Directive: Skip all pictures, then print the remaining material exactly.

Source material:

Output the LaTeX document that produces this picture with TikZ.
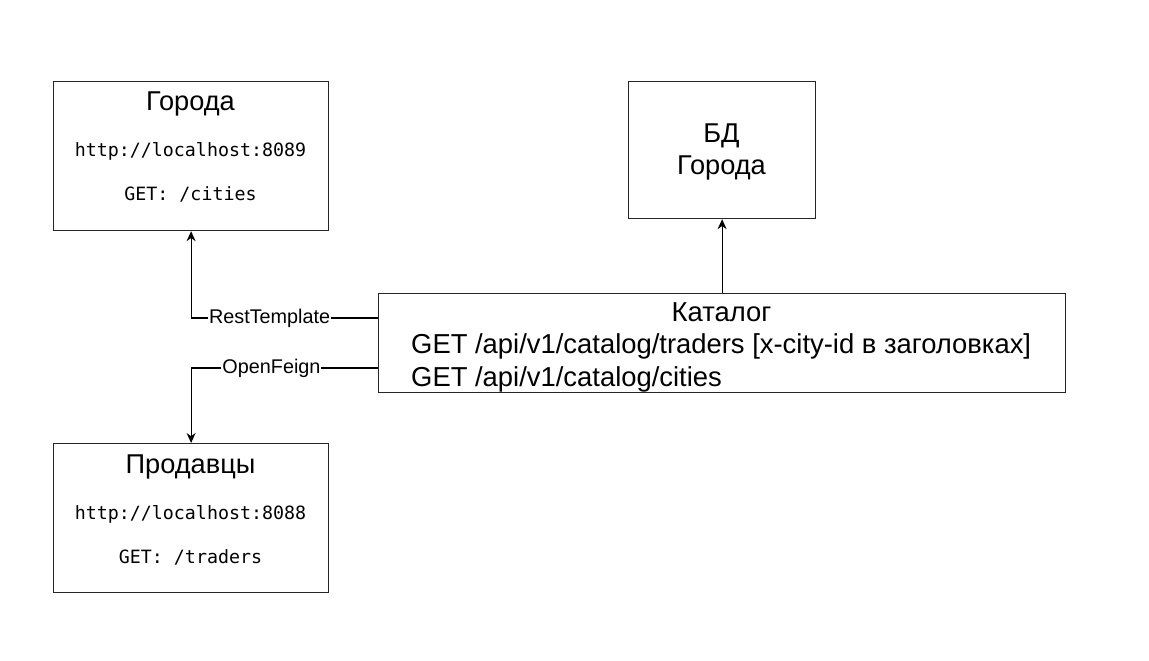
\documentclass[tikz,border=0pt]{standalone}
\usepackage{fontspec}
\setmainfont{Liberation Sans}
\setmonofont{DejaVu Sans Mono}
\usetikzlibrary{arrows.meta}
\begin{document}
\begin{tikzpicture}[x=1pt,y=-1pt,
  box/.style={draw=black!85,line width=1.2pt,inner sep=0pt,anchor=north west},
  title/.style={font=\fontsize{27.2}{31}\selectfont,inner sep=0pt},
  mono/.style={font=\ttfamily\fontsize{18.3}{21}\selectfont,inner sep=0pt},
  cattext/.style={font=\fontsize{27.4}{32}\selectfont,inner sep=0pt},
  lbl/.style={font=\fontsize{19.8}{22}\selectfont,fill=white,inner sep=1pt},
  conn/.style={line width=1.2pt},
  arr/.style={conn,-{Stealth[length=10pt,width=9pt]}}]
\useasboundingbox (0,0) rectangle (1149,661);
% boxes
\node[box,minimum width=275pt,minimum height=149pt] (gor) at (53,81) {};
\node[box,minimum width=187pt,minimum height=137pt] (bd) at (628,81) {};
\node[box,minimum width=687pt,minimum height=99pt] (cat) at (378,293) {};
\node[box,minimum width=275pt,minimum height=149pt] (prod) at (53,443) {};
% texts
\node[title] (gort) at (190.5,104) {Города};
\node[mono] (goru) at (190.5,151) {http://localhost:8089};
\node[mono] (gorg) at (190.5,194) {GET: /cities};
\node[title] (bdt1) at (721.5,136) {БД};
\node[title] (bdt2) at (721.5,168) {Города};
\node[cattext] (catt) at (721.5,312) {Каталог};
\node[cattext,anchor=west] (catl1) at (411,346) {GET /api/v1/catalog/traders [x-city-id в заголовках]};
\node[cattext,anchor=west] (catl2) at (411,379) {GET /api/v1/catalog/cities};
\node[title] (prodt) at (190.5,467) {Продавцы};
\node[mono] (produ) at (190.5,514) {http://localhost:8088};
\node[mono] (prodg) at (190.5,557) {GET: /traders};
% connectors
\coordinate (r1) at (0,318);
\coordinate (r2) at (0,368);
\draw[arr] (cat.west |- r1) -| node[lbl,pos=0.29] {RestTemplate} (gor.south);
\draw[arr] (cat.west |- r2) -| node[lbl,pos=0.285] {OpenFeign} (prod.north);
\draw[arr] (cat.north) -- (bd.south);
\end{tikzpicture}
\end{document}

Result for this task:
Output the LaTeX document that produces this picture with TikZ.
\documentclass[tikz,border=0pt]{standalone}
\usepackage{fontspec}
\setmainfont{Liberation Sans}
\setmonofont{DejaVu Sans Mono}
\usetikzlibrary{arrows.meta}
\begin{document}
\begin{tikzpicture}[x=1pt,y=-1pt,
  box/.style={draw=black!85,line width=1.2pt,inner sep=0pt,anchor=north west},
  title/.style={font=\fontsize{27.2}{31}\selectfont,inner sep=0pt},
  mono/.style={font=\ttfamily\fontsize{18.3}{21}\selectfont,inner sep=0pt},
  cattext/.style={font=\fontsize{27.4}{32}\selectfont,inner sep=0pt},
  lbl/.style={font=\fontsize{19.8}{22}\selectfont,fill=white,inner sep=1pt},
  conn/.style={line width=1.2pt},
  arr/.style={conn,-{Stealth[length=10pt,width=9pt]}}]
\useasboundingbox (0,0) rectangle (1149,661);
% boxes
\node[box,minimum width=275pt,minimum height=149pt] (gor) at (53,81) {};
\node[box,minimum width=187pt,minimum height=137pt] (bd) at (628,81) {};
\node[box,minimum width=687pt,minimum height=99pt] (cat) at (378,293) {};
\node[box,minimum width=275pt,minimum height=149pt] (prod) at (53,443) {};
% texts
\node[title] (gort) at (190.5,104) {Города};
\node[mono] (goru) at (190.5,151) {http://localhost:8089};
\node[mono] (gorg) at (190.5,194) {GET: /cities};
\node[title] (bdt1) at (721.5,136) {БД};
\node[title] (bdt2) at (721.5,168) {Города};
\node[cattext] (catt) at (721.5,312) {Каталог};
\node[cattext,anchor=west] (catl1) at (411,346) {GET /api/v1/catalog/traders [x-city-id в заголовках]};
\node[cattext,anchor=west] (catl2) at (411,379) {GET /api/v1/catalog/cities};
\node[title] (prodt) at (190.5,467) {Продавцы};
\node[mono] (produ) at (190.5,514) {http://localhost:8088};
\node[mono] (prodg) at (190.5,557) {GET: /traders};
% connectors
\coordinate (r1) at (0,318);
\coordinate (r2) at (0,368);
\draw[arr] (cat.west |- r1) -| node[lbl,pos=0.29] {RestTemplate} (gor.south);
\draw[arr] (cat.west |- r2) -| node[lbl,pos=0.285] {OpenFeign} (prod.north);
\draw[arr] (cat.north) -- (bd.south);
\end{tikzpicture}
\end{document}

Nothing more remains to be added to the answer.